Acute kidney injury and adverse outcomes of critical illness: correlation or causation?

Abstract

Critically ill patients who develop acute kidney injury (AKI) are more than twice as likely to die in hospital. However, it is not clear to what extent AKI is the cause of excess mortality, or merely a correlate of illness severity. The Bradford Hill criteria for causality (plausibility, temporality, magnitude, specificity, analogy, experiment & coherence, biological gradient and consistency) were applied to assess the extent to which AKI may be causative in adverse short-term outcomes of critical illness. Plausible mechanisms exist to explain increased risk of death after AKI, both from direct pathophysiological effects of renal dysfunction and mechanisms of organ cross-talk in multiple-organ failure. The temporal relationship between increased mortality following AKI is consistent with its pathophysiology. AKI is associated with substantially increased mortality, an association that persists after accounting for known confounders. A biological gradient exists between increasing severity of AKI and increasing short-term mortality. This graded association shares similar features to the increased mortality observed in ARDS; an analogous condition with a multifactorial aetiology. Evidence for the outcomes of AKI from retrospective cohort studies and experimental animal models is coherent however both of these forms of evidence have intrinsic biases and shortcomings. The relationship between AKI and risk of death is maintained across a range of patient ages, comorbidities and underlying diagnoses. In conclusion many features of the relationship between AKI and short-term mortality suggest causality. Prevention and mitigation of AKI and its complications are valid targets for studies seeking to improve short-term survival in critical care.

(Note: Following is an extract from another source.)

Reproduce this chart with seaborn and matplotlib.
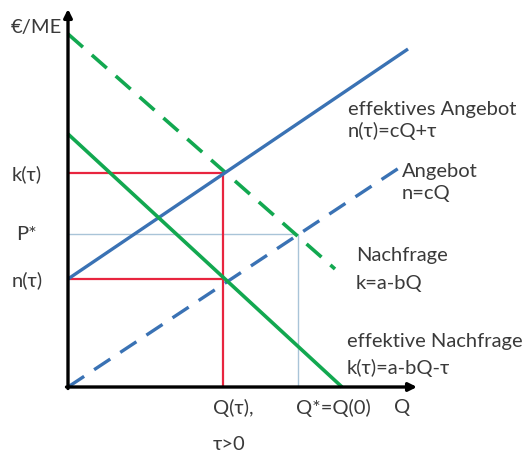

Keywords: AKI; critical care; epidemiology; outcomes; review.

FIGURE 1

Short-term mortality in patients with AKI, relative to those without, adjusted for confounders. Factors adjusted for include the following. Barrantes et al. [2]: not specified—selected from univariate analysis; Harris et al. [66]: ethnicity, CKD, APACHE score, sepsis, mechanical ventilation, liver failure; Masewu et al. [67]: organ systems affected, oxygen saturations, tachypnoea; Reddy et al. [68]: age, APACHE score, admission creatinine, sepsis, RRT; Ralib and Nor [69]: age and Sequential Organ Failure Assessment score.

FIGURE 2

Forest plot demonstrating the relationship between AKI stage and short-term mortality. Stages 1–3 equate to AKIN/KDIGO 1, 2, 3 and RIFLE, respectively. ORs relate to comparison between the relevant stage of AKI and no-AKI after adjusting for confounders. Factors adjusted for include the following: Mandelbaum et al. [3]: age, non-renal SOFA score, comorbidity; Thakar et al. [76]: age, comorbidity, admission diagnosis, source of admission, 11 laboratory test results; Clec’h et al. [77]: non-renal SOFA score, McCabe class, admission source, organ failure; Hoste et al. [23]: admission source, serum creatinine on admission to ICU and non-specified ‘fixed predictors’; Ostermann et al. [78]: age, SOFA score, number of organ failures, gender, chronic illness, mechanical ventilation, AKI categories, RRT and anaemia. SOFA, Sequential Organ Failure Assessment.